Ao final do terceiro ano tivemos que recitar a fábula “Le Corbeau et le Renard” (O Corvo e a Raposa), de Jean de La Fontaine. Não errei nenhuma frase. Tirei nota máxima. Decorei com tanta dedicação que ainda recito de cor. De tanto eu repetir essa história em casa para as minhas filhas, a Rafaela aprendeu também e sempre repete comigo, com seu sotaque “francês mogiano”:


Maître Corbeau, sur un arbre perché,
(O senhor corvo numa árvore empoleirado)
Tenait en son bec un fromage.
(Segurava no seu bico um queijo)
Maître Renard, par l'odeur alléché,
(A senhora raposa, pelo odor atraída)
Lui tint à peu près ce langage:
(Dirigiu-se-lhe mais ou menos com estas palavras:)
"Hé ! bonjour, Monsieur du Corbeau.
(Olá!
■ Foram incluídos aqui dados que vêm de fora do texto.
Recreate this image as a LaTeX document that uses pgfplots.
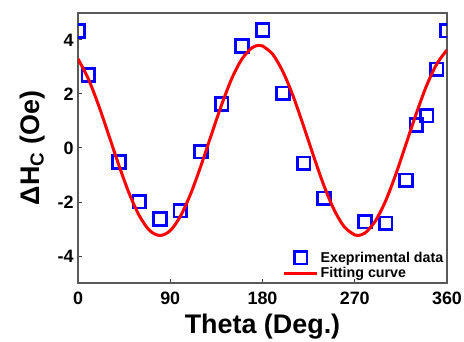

Bom-dia, senhor corvo)
Que vous êtes joli ! que vous me semblez beau !
(Como sois bonito!Como me pareces belo!)
Sans mentir, si votre ramage
(Sem mentir, se o vosso gorjeio)
Se rapporte à votre plumage,
(For semelhante à vossa plumagem,)
Vous êtes le Phénix des hôtes de ces bois.
(" Vós sois a fénix dos habitantes destes bosques.)
A ces mots le Corbeau ne se sent pas de joie
(Com estas palavras o corvo não cabe em si de contente;)
Et pour montrer sa belle voix,
(E para mostrar a sua bela voz,)
Il ouvre un large bec, laisse tomber sa proie.
(Ele abre o grande bico e deixa cair a sua presa.)
Le Renard s'en saisit, et dit : "Mon bon Monsieur,
(A raposa apodera-se dela e diz: "Meu bom senhor,)
Apprenez que tout flatteur
(Aprendei que todo o bajulador)
Vit aux dépens de celui qui l'écoute:
(Vive às custas daquele que o escuta:)
Cette leçon vaut bien un fromage, sans doute.
(" Esta lição vale bem um queijo, sem dúvida.")
Le Corbeau, honteux et confus,
(O corvo, envergonhado e confuso,)
Jura, mais un peu tard, qu'on ne l'y prendrait plus.
(Jurou, mas um pouco tarde, que não o apanhariam mais)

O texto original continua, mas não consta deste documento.